* Problem description
Among the entries that follow, locate the line with "Reproduce this chart" and the line with "import * as". Output those lines and all lines in between, exactly, minus the pictures.
○ ○ ○ ○
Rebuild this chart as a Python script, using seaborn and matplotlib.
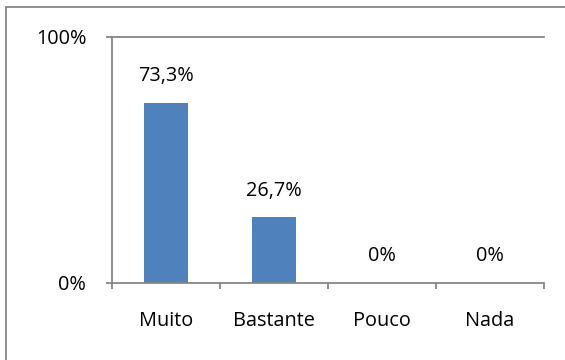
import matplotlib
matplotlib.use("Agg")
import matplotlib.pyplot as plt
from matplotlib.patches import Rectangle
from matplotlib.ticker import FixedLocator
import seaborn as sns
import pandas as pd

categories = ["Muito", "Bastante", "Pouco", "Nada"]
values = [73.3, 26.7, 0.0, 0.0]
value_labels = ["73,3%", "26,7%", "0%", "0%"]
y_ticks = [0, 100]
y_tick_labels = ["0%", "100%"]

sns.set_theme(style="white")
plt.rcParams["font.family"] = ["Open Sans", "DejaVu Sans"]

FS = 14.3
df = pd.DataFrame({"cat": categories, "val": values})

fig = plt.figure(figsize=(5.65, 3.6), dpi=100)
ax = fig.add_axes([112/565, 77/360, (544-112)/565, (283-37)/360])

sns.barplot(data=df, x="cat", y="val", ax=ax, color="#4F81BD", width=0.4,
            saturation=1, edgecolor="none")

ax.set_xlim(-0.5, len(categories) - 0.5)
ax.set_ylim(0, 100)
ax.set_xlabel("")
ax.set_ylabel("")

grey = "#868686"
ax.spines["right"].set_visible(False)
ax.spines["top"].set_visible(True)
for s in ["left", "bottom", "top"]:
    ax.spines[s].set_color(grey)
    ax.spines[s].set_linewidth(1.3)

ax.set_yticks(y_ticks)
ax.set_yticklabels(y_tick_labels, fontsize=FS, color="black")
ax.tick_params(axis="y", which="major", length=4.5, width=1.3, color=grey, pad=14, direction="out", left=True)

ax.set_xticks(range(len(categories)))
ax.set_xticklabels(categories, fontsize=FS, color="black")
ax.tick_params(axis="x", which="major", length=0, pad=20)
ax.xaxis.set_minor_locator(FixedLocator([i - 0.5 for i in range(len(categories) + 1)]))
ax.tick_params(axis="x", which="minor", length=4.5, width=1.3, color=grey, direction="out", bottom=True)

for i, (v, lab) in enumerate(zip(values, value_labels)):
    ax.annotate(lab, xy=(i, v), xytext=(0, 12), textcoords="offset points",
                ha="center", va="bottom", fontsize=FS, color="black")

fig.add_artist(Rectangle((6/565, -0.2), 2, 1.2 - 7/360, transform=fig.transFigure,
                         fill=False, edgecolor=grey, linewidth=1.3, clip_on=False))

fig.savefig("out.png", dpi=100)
○ ○ ○ ○
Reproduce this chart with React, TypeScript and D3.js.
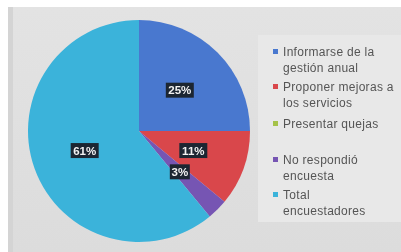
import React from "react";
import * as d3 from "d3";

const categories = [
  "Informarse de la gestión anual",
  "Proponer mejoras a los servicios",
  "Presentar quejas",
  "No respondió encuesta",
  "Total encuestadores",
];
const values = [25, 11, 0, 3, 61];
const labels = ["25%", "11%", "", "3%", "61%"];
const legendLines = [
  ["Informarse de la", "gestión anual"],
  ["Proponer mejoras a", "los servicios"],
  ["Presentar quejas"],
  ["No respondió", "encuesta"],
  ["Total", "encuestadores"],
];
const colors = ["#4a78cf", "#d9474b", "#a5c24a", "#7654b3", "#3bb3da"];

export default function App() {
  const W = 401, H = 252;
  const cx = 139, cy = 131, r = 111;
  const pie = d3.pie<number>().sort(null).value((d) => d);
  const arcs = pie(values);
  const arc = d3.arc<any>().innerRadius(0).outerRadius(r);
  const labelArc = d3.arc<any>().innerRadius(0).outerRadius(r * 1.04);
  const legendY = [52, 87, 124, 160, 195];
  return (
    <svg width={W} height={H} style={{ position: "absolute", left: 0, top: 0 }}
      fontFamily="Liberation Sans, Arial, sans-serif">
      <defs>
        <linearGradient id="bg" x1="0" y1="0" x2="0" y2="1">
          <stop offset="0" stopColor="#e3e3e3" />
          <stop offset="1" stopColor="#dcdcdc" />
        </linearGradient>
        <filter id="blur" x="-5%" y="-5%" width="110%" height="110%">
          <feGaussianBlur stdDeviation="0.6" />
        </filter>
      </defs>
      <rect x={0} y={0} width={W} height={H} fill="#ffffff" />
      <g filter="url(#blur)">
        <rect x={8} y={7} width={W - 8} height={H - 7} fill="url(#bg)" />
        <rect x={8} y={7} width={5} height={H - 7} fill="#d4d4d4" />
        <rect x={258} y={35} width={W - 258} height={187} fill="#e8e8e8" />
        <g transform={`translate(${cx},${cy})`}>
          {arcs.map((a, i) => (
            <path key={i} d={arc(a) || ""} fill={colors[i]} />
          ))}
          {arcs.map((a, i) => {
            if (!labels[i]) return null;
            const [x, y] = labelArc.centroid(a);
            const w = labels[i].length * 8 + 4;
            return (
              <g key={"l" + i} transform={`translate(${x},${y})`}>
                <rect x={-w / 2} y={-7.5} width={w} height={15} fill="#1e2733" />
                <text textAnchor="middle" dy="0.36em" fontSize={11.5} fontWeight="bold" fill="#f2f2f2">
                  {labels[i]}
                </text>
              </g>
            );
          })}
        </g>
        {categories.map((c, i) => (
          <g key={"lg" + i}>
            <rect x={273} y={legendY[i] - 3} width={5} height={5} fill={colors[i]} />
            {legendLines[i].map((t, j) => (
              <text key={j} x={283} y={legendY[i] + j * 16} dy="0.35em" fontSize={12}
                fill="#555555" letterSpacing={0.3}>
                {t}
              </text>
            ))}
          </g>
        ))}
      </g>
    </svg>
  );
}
○ ○ ○ ○
* Exercise result
Reproduce this chart with React, TypeScript and D3.js.
import React from "react";
import * as d3 from "d3";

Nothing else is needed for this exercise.